New Con.Text 4 / 8 October 2012
Con.Text conversations with artists are reasonably straightforward, but sometimes conversation with an arts venue visitor can be quite overwhelming; some in a good way that results in great text, like when I find myself chatting to someone who is just so open to what might be on offer, keen to make forays into something other, hopeful of finding some kinds of clues to the adventures of life; hints or clarifications to the mysteries that surround them unfolding and beckoning through the artist's creative output.
Some conversations just work away at me without any textual results.
Many of these conversations seem to be at odds with how I (and indeed other visual artists I have Con.Text conversations with), made work, but they have been having a real influence on how I seek to develop.
Is it coincidence that I am again creating the soft sculptures, humanoid pieces that require me to listen even as they evolve as visual expressions of Con.Text conversations?
Before making Con.Text pieces, I had a different relationship with my visual practice. The intense gestation stage would freeze-frame abruptly when the work took on enough form. I stopped listening and was very intent on communicating the moment. I was less prepared to allow the work space to speak for itself, eager to create layers of access, of meaning, to communicate with as diverse an audience as possible.

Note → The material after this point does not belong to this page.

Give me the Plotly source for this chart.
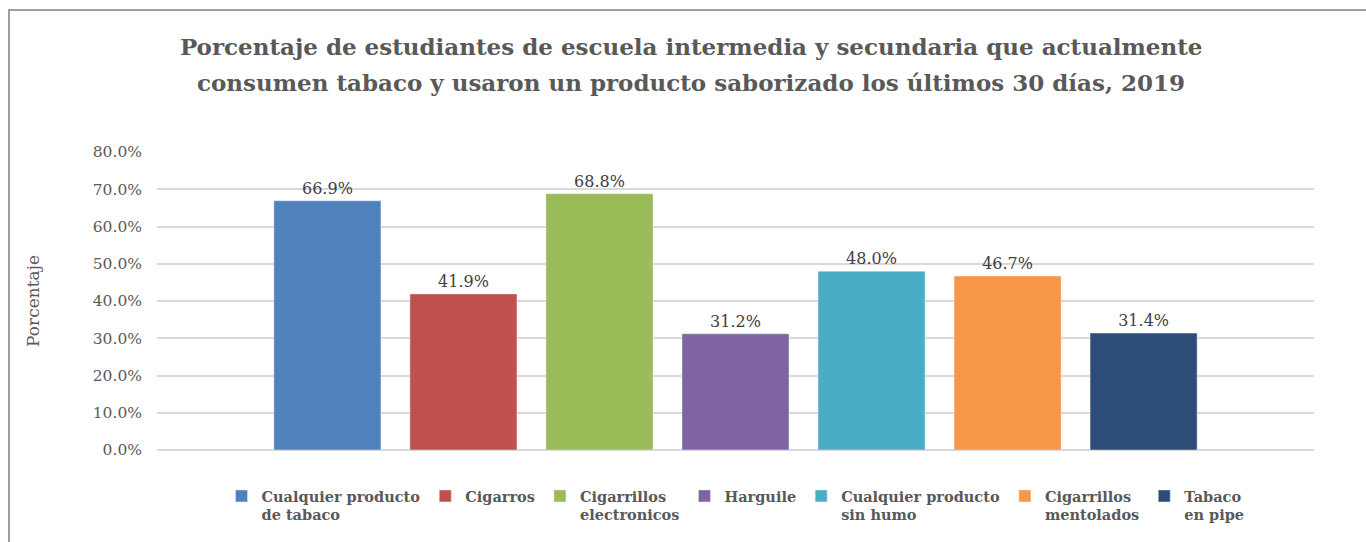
import plotly.graph_objects as go

categories = ["Cualquier producto<br>de tabaco", "Cigarros", "Cigarrillos<br>electronicos",
              "Harguile", "Cualquier producto<br>sin humo", "Cigarrillos<br>mentolados",
              "Tabaco<br>en pipe"]
values = [66.9, 41.9, 68.8, 31.2, 48.0, 46.7, 31.4]
colors = ["#4F81BD", "#C0504D", "#9BBB59", "#8064A2", "#4BACC6", "#F79646", "#2C4D75"]
y_ticks = [0, 10, 20, 30, 40, 50, 60, 70, 80]
title_lines = ["Porcentaje de estudiantes de escuela intermedia y secundaria que actualmente",
               "consumen tabaco y usaron un producto saborizado los últimos 30 días, 2019"]

SERIF = "DejaVu Serif"

fig = go.Figure()
for name, v, c in zip(categories, values, colors):
    fig.add_trace(go.Bar(
        x=["2019"], y=[v], name=name, marker_color=c,
        text=[v], texttemplate="%{y:.1f}%", textposition="outside",
        textfont=dict(family=SERIF, size=16, color="#404040"),
        cliponaxis=False,
    ))

fig.update_layout(
    width=1366, height=542,
    barmode="group", bargap=0.177, bargroupgap=0.213,
    plot_bgcolor="white", paper_bgcolor="white",
    margin=dict(l=157, r=52, t=152, b=92),
    title=dict(
        text=title_lines[0],
        font=dict(family=SERIF, size=23, color="#595959", weight="bold"),
        x=0.506, xanchor="center", y=1 - 47 / 542, yanchor="middle",
    ),
    annotations=[dict(
        text=title_lines[1], xref="paper", yref="paper",
        x=(691 - 157) / 1157, y=(450 - 82) / 298, xanchor="center", yanchor="middle",
        showarrow=False, font=dict(family=SERIF, size=23, color="#595959", weight="bold"),
    )],
    xaxis=dict(showticklabels=False, showgrid=False, zeroline=False, showline=False),
    yaxis=dict(
        range=[0, 80], tickvals=y_ticks, ticktext=[f"{t:.1f}%" for t in y_ticks],
        showgrid=True, gridcolor="#D9D9D9", gridwidth=1.5,
        zeroline=True, zerolinecolor="#D9D9D9", zerolinewidth=1.5,
        tickfont=dict(family=SERIF, size=15.5, color="#595959"),
        ticklabelstandoff=14,
        title=dict(text="Porcentaje", font=dict(family=SERIF, size=17, color="#595959"), standoff=48),
    ),
    legend=dict(
        orientation="h", x=0.5, xanchor="center",
        yref="container", y=1 - 480 / 542, yanchor="top",
        font=dict(family=SERIF, size=14.5, color="#595959", weight="bold"),
        valign="top", itemwidth=30, tracegroupgap=0,
    ),
    showlegend=True,
    shapes=[dict(type="rect", xref="paper", yref="paper",
                 x0=(9 - 157) / 1157, x1=2, y0=-2, y1=(450 - 10) / 298,
                 line=dict(color="#7F7F7F", width=1.5), fillcolor="rgba(0,0,0,0)", layer="below")],
)

fig.write_html("out.html", config={"displayModeBar": False},
               post_script="document.body.style.margin='0';")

I never presumed any kind of connection or goodwill or imagined any kind of need other than my own consuming passion to create, but in the last few years my journey has been taking me beyond the stop-motion nature of exhibition, toward a longer, holistic view, and playing with the whole process of creative control.
Me, think about art?
What I think is,
it was incredibly selfish
of my parents
to birth me, knowing. Condemning
me to the hell of disability.
I will never
have children, I will live lonely.
I hate my life;
I hate my body, the burden of it.
I wish only to be
thrown back in the gene-pool
to emerge as
Is this art?
You won't write it
you'll say it's
that I will change my mind.
You will silence me.
And I will not
have a voice.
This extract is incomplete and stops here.